Reviewing February and Looking Ahead to March
Play and Study
I noticed that I’d been lazily avoiding my PKO marked hands for months, so quickly decided to shift my study focus there for this month. This turned out to be a great decision as it became very apparent that I suck at PKOs and was butchering most spots – too tight when supposed to gamble, too loose at certain stages, completely misplaying my ranges preflop by not understanding the PKO implications. It wasn’t a super successful month results-wise, and it’s easy to feel that my play was poor at times. I felt I was sporadically autopiloting, not keeping up the aggression, and some of my hotspots were just not working. This is why it’s important to review with data, as having reviewed my stats for the month, my frequencies were actually pretty good, and my hotspots were doing fine. For example, I felt that XR from the BB was never working, everyone was playing back, but when I actually looked in Hand2Note, my air XRs were printing. My evbb/100 was 9.3 so although it felt bad at times, I think I actually played pretty decent.
Logistics and Life Balance
I’d give myself a ‘B’ here. Things didn’t completely derail but I lacked the complete discipline I had in January.
One thing that worked well again was having a clear off-period and a clear grind-mode period throughout the month. I heard Pads on the Mechanics of Poker podcast talking about how he takes months off to focus on routines, study and health and then goes full blast during the series. I can do a mini version of this where I take a week out of the month to do this, and I like how it has worked this month and last. After grinding, I’m keen to study everything, and after studying hard, I’m keen to try everything out so it’s a productive cycle. My strain and recovery were both down this month too, although I was injured for parts of it. For the start of next month, I need an injection of discipline, so I’ll schedule everything out for the first week. Generally, I like more levels of freedom, but the schedule helps to get back on track.
Results
Other Sites: +1747 over 325 games
GG: -1292.42 over 198 games (GG Masters got me ☹)
Rakeback: 342.44
Total: 797.02
Some Hands from the Month
Instructive Hand
PKO playing vs short allin
Players should play flat only here as they want to get involved super wide for the bounty and protect their calling range. Since we are uncapped, players behind should also play heavy call, but as shown here I think people iso way too much in the spots, making trapping a good exploit (as well as theory approved)
Out of the Box Play
I was playing off-script here but my ideas in navigating this spot was:
- Pretty connected flop. My fold equity is reduced here and I didn’t really want to commit to a big triple barrel on a below average board with about 20 people left. If we see a checkback, our fold equity will increase. If he bets, we can happily continue.
- On the river brick, I felt that my fold equity with a bet wasn’t great.
- I know that recreationals will overbluff this spot, including with some merged hands that could simply check back (e.g they may ‘bluff’ A5 or similar).

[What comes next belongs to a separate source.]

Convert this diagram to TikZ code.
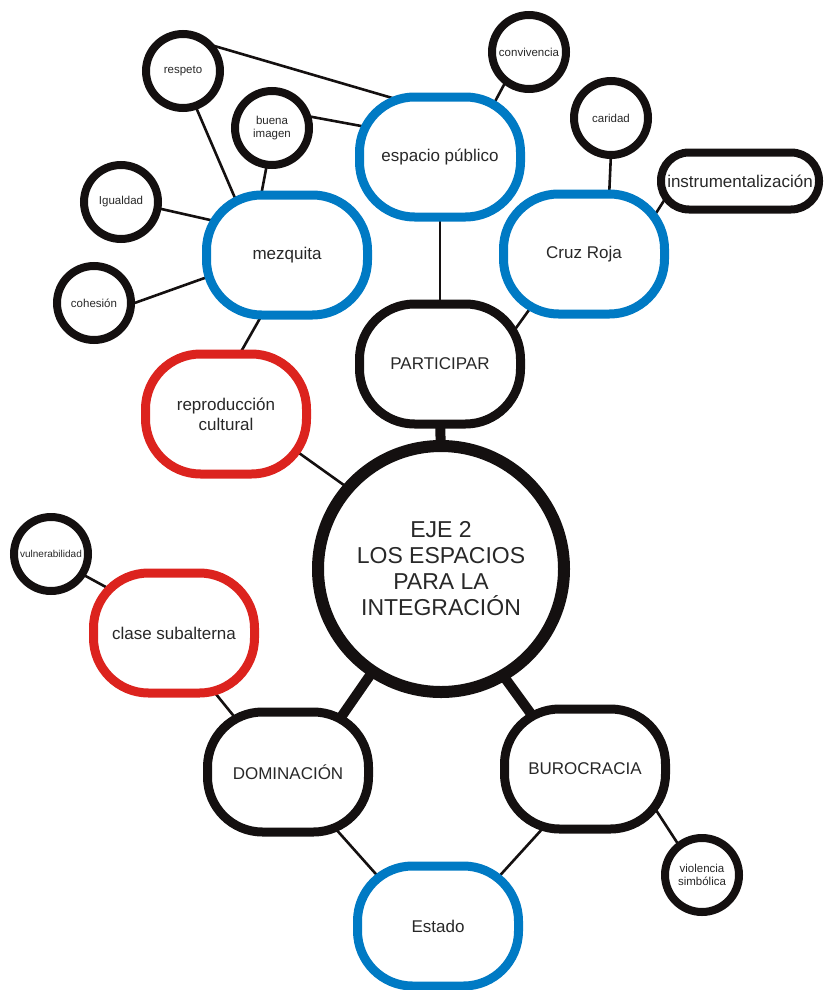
\documentclass[tikz,border=0pt]{standalone}
\usepackage{fontspec}
\setmainfont{Liberation Sans}
\usetikzlibrary{backgrounds}
\definecolor{nblue}{RGB}{0,122,196}
\definecolor{nred}{RGB}{220,35,30}
\definecolor{txt}{RGB}{40,40,40}
\definecolor{ink}{RGB}{20,16,16}
\begin{document}
\begin{tikzpicture}[x=1pt,y=-1pt,
  big/.style={rectangle, rounded corners=55pt, minimum width=161pt, minimum height=120pt,
    line width=9pt, fill=white, text=txt, font=\fontsize{17}{20}\selectfont, align=center, inner sep=0pt},
  bigblue/.style={big, draw=nblue},
  bigred/.style={big, draw=nred},
  bigblack/.style={big, draw=ink},
  small/.style={circle, draw=ink, line width=8pt, minimum size=74pt, fill=white, inner sep=0pt,
    font=\fontsize{11.5}{13.5}\selectfont, align=center, text=txt},
  hub/.style={circle, draw=ink, line width=12pt, minimum size=246pt, fill=white, inner sep=0pt,
    font=\fontsize{23}{26}\selectfont, align=center, text=txt},
  link/.style={line width=2.6pt, draw=ink},
  trunk/.style={line width=10pt, draw=ink}]
\useasboundingbox (0,0) rectangle (824,990);

% big nodes
\node[bigblue] (mez) at (287,255) {mezquita};
\node[bigblue] (esp) at (440,157) {espacio público};
\node[bigblue] (cruz) at (584,254) {Cruz Roja};
\node[bigblack] (part) at (440,364) {PARTICIPAR};
\node[bigred] (repro) at (226,414) {reproducción\\cultural};
\node[hub] (eje) at (441,569) {EJE 2\\LOS ESPACIOS\\PARA LA\\INTEGRACIÓN};
\node[bigred] (clase) at (174,633) {clase subalterna};
\node[bigblack] (dom) at (288,772) {DOMINACIÓN};
\node[bigblack] (buro) at (585,769) {BUROCRACIA};
\node[bigblue] (estado) at (438,926) {Estado};

% small nodes
\node[small] (respeto) at (183,71) {respeto};
\node[small] (buena) at (272,128) {buena\\imagen};
\node[small] (igual) at (121,202) {Igualdad};
\node[small] (cohes) at (94,303) {cohesión};
\node[small] (conv) at (529,52) {convivencia};
\node[small] (carid) at (611,118) {caridad};
\node[small, font=\fontsize{10}{12}\selectfont] (vuln) at (51,554) {vulnerabilidad};
\node[small] (viol) at (702,875) {violencia\\simbólica};
\node[rectangle, rounded corners=28pt, draw=ink, line width=8pt, minimum width=158pt, minimum height=57pt,
  fill=white, inner sep=0pt, font=\fontsize{17}{20}\selectfont, text=txt] (instr) at (740,181) {instrumentalización};

\begin{scope}[on background layer]
\draw[link] ([shift={(28,-26)}]respeto.center) -- ([shift={(-34,-55)}]esp.center);
\draw[link] ([shift={(12,34)}]respeto.center) -- ([shift={(-49,-50)}]mez.center);
\draw[link] ([shift={(35,-12)}]buena.center) -- ([shift={(-68,-29)}]esp.center);
\draw[link] ([shift={(-5,36)}]buena.center) -- ([shift={(-27,-54)}]mez.center);
\draw[link] ([shift={(36,6)}]igual.center) -- ([shift={(-68,-33)}]mez.center);
\draw[link] ([shift={(35,2)}]cohes.center) -- ([shift={(-74,20)}]mez.center);
\draw[link] ([shift={(-24,58)}]mez.center) -- ([shift={(12,-57)}]repro.center);
\draw[link] ([shift={(-23,29)}]conv.center) -- ([shift={(51,-48)}]esp.center);
\draw[link] ([shift={(0,58)}]esp.center) -- ([shift={(0,-58)}]part.center);
\draw[link] ([shift={(0,35)}]carid.center) -- ([shift={(25,-56)}]cruz.center);
\draw[link] ([shift={(-75,18)}]instr.center) -- ([shift={(67,-33)}]cruz.center);
\draw[link] ([shift={(-50,49)}]cruz.center) -- ([shift={(71,-29)}]part.center);
\draw[trunk] ([shift={(0,55)}]part.center) -- ([shift={(0,-115)}]eje.center);
\draw[link] ([shift={(66,34)}]repro.center) -- ([shift={(-93,-81)}]eje.center);
\draw[link] ([shift={(31,20)}]vuln.center) -- ([shift={(-59,-41)}]clase.center);
\draw[link] ([shift={(37,55)}]clase.center) -- ([shift={(-51,-52)}]dom.center);
\draw[trunk] ([shift={(-68,102)}]eje.center) -- ([shift={(49,-49)}]dom.center);
\draw[trunk] ([shift={(61,105)}]eje.center) -- ([shift={(-51,-51)}]buro.center);
\draw[link] ([shift={(46,55)}]dom.center) -- ([shift={(-55,-44)}]estado.center);
\draw[link] ([shift={(-41,58)}]buro.center) -- ([shift={(56,-44)}]estado.center);
\draw[link] ([shift={(69,38)}]buro.center) -- ([shift={(-22,-28)}]viol.center);
\end{scope}
\end{tikzpicture}
\end{document}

My idea was that by XR we collect a bet from pure bluffs and actually increase our fold equity on something like A5, 33 etc.
Does the data back me up?
- We see recreationals fold 37% to cbet in this line on the flop. However, on mid-connected like this, it drops to 30%.
- If flop goes check-check, the delay bet works 44% overall (vs 37%) and 47% (vs 30%) on this board texture, though samples are small when filtering for board texture.
- On the river, after X-X, B-C, the river barrel works 50% across all textures.
- After they bet the river, there is no sample on them getting XR’d, but here is their betting composition:
Quite a lot of bluffs and also some mergy low pairs in there as expected. Overall, can’t necessarily confirm the play with data, but I like my thought process.
Punt of the Month
I’m not sure how big of a punt this is. Solver shoves very very low frequency on the river with this hand. However, it was a PKO, giving him better odds. Also, the breakeven bluff relies on him finding a lot of folds with two pair, hands like JT. He’s a good player so maybe he does, but I think usually if you’re relying on the opponent to hero fold it’s probably not a great idea to bluff, especially when covered in a PKO.